Alina Ibragimova, violin, Great Britain
Alina Ibragimova is a Russian-born violinist residing in the UK. She is one of the brightest and most talented young interpreters of classical music.
The Times (UK) has written that Alina Ibragimova performs with “a mixture of total abandonment and total control that is in no way contradictory” and that she is “destined to be a force in the classical music firmament for decades to come”.
Alina Ibragimova’s repertoire extends from Baroque to contemporary works, and she performs on both modern and period instruments. She plays the Venetian violin made by Pietro Guarneri in 1738. This violin was given to her by Georg von Opel.
Daughter of a famous double bass player Rinat Ibragimov, Alina Ibragimova was born in Russia in 1985. The future violinist started at the Gnessin State Musical College in Moscow, but in 1995 her father took up the post of principal double bass with the London Symphony Orchestra, and the family moved to live in England. There Alina began her studies at the Yehudi Menuhin School. Later she went on to the Royal College of Music, studying under Natalya Boyarskaya, Gordan Nikolitch and Christian Tetzlaff.
At only 28 she has already performed concertos with the world famous orchestras: the London Symphony Orchestra, the BBC Symphony Orchestra, the Konzerthausorchester Berlin, the Stuttgart Radio Symphony Orchestra, the Hallé, the Netherlands Radio Philharmonic Orchestra and the London Philharmonic Orchestra. She worked with outstanding conductors including Sir Charles Mackerras, Sir John Eliot Gardiner, Sir Mark Philip Elder, Carlo Rizzi, Yannick Nézet-Séguin and Gianandrea Noseda.

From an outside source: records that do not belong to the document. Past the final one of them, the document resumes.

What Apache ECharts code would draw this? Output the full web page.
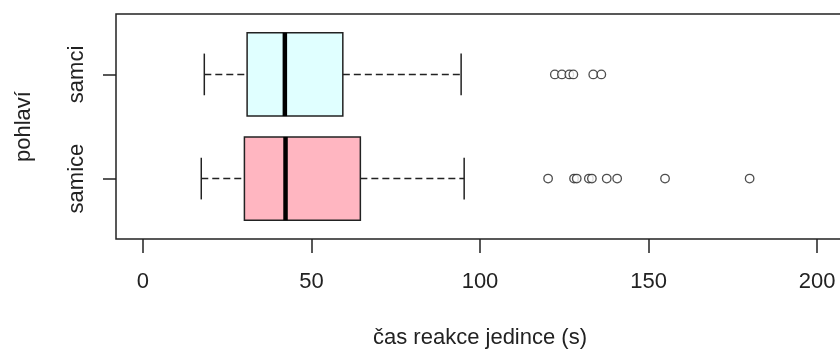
<!DOCTYPE html>
<html>
<head>
<meta charset="utf-8">
<title>čas reakce jedince</title>
<script src="https://cdn.jsdelivr.net/npm/echarts@6/dist/echarts.min.js"></script>
<style>
  html, body { margin: 0; padding: 0; background: #fff; }
  #chart { width: 840px; height: 354px; }
</style>
</head>
<body>
<div id="chart"></div>
<script>
// Groups, bottom to top
const categories = ['samice', 'samci'];

// Five-number summaries per group: [lower whisker, Q1, median, Q3, upper whisker]
const samiceStats = [17.3, 30.1, 42.3, 64.5, 95.3];
const samciStats = [18.2, 30.9, 42.1, 59.3, 94.4];

// Points beyond the whiskers
const samiceOutliers = [120.2, 127.9, 128.7, 132.3, 133.2, 137.6, 140.7, 154.9, 180.0];
const samciOutliers = [122.2, 124.3, 126.5, 127.7, 133.6, 136.0];

// Axis ticks
const xTicks = [0, 50, 100, 150, 200];

const boxFills = ['#FFB6C1', '#E0FFFF'];
const stats = [samiceStats, samciStats];
const outliers = [samiceOutliers, samciOutliers];

const FONT = '"Liberation Sans", Arial, sans-serif';
const INK = '#222';

// Box data: [groupPosition, lw, q1, med, q3, uw]
const boxData = stats.map((s, i) => [i + 1].concat(s));

// Outlier data: [value, groupPosition]
const outlierData = [];
outliers.forEach((arr, i) => arr.forEach(v => outlierData.push([v, i + 1])));

function renderBox(params, api) {
  const y = api.value(0);
  const lw = api.value(1), q1 = api.value(2), med = api.value(3), q3 = api.value(4), uw = api.value(5);
  const halfBox = api.size([0, 0.4])[1];
  const halfCap = api.size([0, 0.2])[1];
  const pLw = api.coord([lw, y]);
  const pQ1 = api.coord([q1, y]);
  const pMed = api.coord([med, y]);
  const pQ3 = api.coord([q3, y]);
  const pUw = api.coord([uw, y]);
  const cy = pQ1[1];
  const lineStyle = { stroke: INK, lineWidth: 1.5, fill: null };
  const dashStyle = { stroke: INK, lineWidth: 1.5, lineDash: [7, 4], fill: null };
  return {
    type: 'group',
    children: [
      { type: 'line', shape: { x1: pLw[0], y1: cy, x2: pQ1[0], y2: cy }, style: dashStyle },
      { type: 'line', shape: { x1: pQ3[0], y1: cy, x2: pUw[0], y2: cy }, style: dashStyle },
      { type: 'line', shape: { x1: pLw[0], y1: cy - halfCap, x2: pLw[0], y2: cy + halfCap }, style: lineStyle },
      { type: 'line', shape: { x1: pUw[0], y1: cy - halfCap, x2: pUw[0], y2: cy + halfCap }, style: lineStyle },
      {
        type: 'rect',
        shape: { x: pQ1[0], y: cy - halfBox, width: pQ3[0] - pQ1[0], height: 2 * halfBox },
        style: { fill: boxFills[params.dataIndex], stroke: INK, lineWidth: 1.5 }
      },
      { type: 'line', shape: { x1: pMed[0], y1: cy - halfBox, x2: pMed[0], y2: cy + halfBox }, style: { stroke: '#000', lineWidth: 4.5 } }
    ]
  };
}

const chart = echarts.init(document.getElementById('chart'), null, { renderer: 'canvas' });
chart.setOption({
  animation: false,
  backgroundColor: '#fff',
  textStyle: { fontFamily: FONT },
  grid: {
    left: 116, top: 14, width: 728, height: 225,
    outerBoundsMode: 'none',
    containLabel: false,
    show: true, borderColor: INK, borderWidth: 1.5, backgroundColor: 'transparent'
  },
  xAxis: {
    type: 'value',
    min: -8, max: 208,
    name: 'čas reakce jedince (s)',
    nameLocation: 'middle',
    nameGap: 88,
    nameTextStyle: { fontSize: 22, color: INK, fontFamily: FONT },
    axisLine: { show: false, onZero: false },
    splitLine: { show: false },
    axisTick: { show: true, length: 14, customValues: xTicks, lineStyle: { color: INK, width: 1.5 } },
    axisLabel: { customValues: xTicks, margin: 32, fontSize: 22, color: INK, fontFamily: FONT }
  },
  yAxis: {
    type: 'value',
    min: 0.42, max: 2.58,
    name: 'pohlaví',
    nameLocation: 'middle',
    nameRotate: 90,
    nameGap: 81,
    nameTextStyle: { fontSize: 22, color: INK, fontFamily: FONT },
    axisLine: { show: false, onZero: false },
    splitLine: { show: false },
    axisTick: { show: true, length: 13, customValues: [1, 2], lineStyle: { color: INK, width: 1.5 } },
    axisLabel: {
      customValues: [1, 2],
      rotate: 90,
      margin: 28,
      fontSize: 22, color: INK, fontFamily: FONT,
      formatter: v => categories[Math.round(v) - 1]
    }
  },
  series: [
    {
      type: 'custom',
      renderItem: renderBox,
      encode: { x: [1, 2, 3, 4, 5], y: 0 },
      data: boxData,
      z: 2
    },
    {
      type: 'scatter',
      data: outlierData,
      symbol: 'circle',
      symbolSize: 8.5,
      itemStyle: { color: '#fff', borderColor: INK, borderWidth: 1.3 },
      z: 3
    }
  ]
});
</script>
</body>
</html>
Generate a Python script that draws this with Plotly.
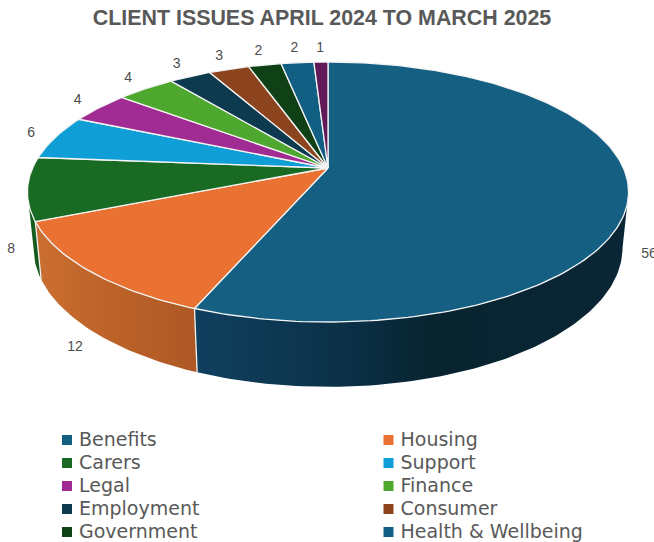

Alina Ibragimova is famous not only in Britain. European and American audiences are familiar with her performances. In recital and chamber music the violin has appeared at venues including the Wigmore Hall London, the Concertgebouw in Amsterdam, Salzburg Mozarteum, the Viennese Music Association, Carnegie Hall in New York, the Centre for Fine Arts in Brussels and the Vancouver Recital Society.
She has been the recipient of a number of prestigious awards including Borletti-Buitoni Trust award and Classical BRIT award for “Young British Classical Performer”. Also Alina Ibragimova was a member of the BBC Radio 3 New Generation Artists scheme.
“Four notes. That’s all it took for Alina Ibragimova to entrance her audience in the first of Bath’s Bachfest concerts. As she began to play, there was an instant, magical hush in the audience. By the end of the fiendish solo violin piece [Biber Passacaglia], it scarcely seemed surprising that one audience member uttered a breathless but clearly audible ‘wow’. At moments in the Concerto the tempos seemed on the edge of plausibility, but they never toppled over, and this was a performance of exquisite, lyrical joy. Ibragimova’s spontaneous smile at the end, so different from the fierce concentration with which she’d begun, seemed to echo the audience’s delight”.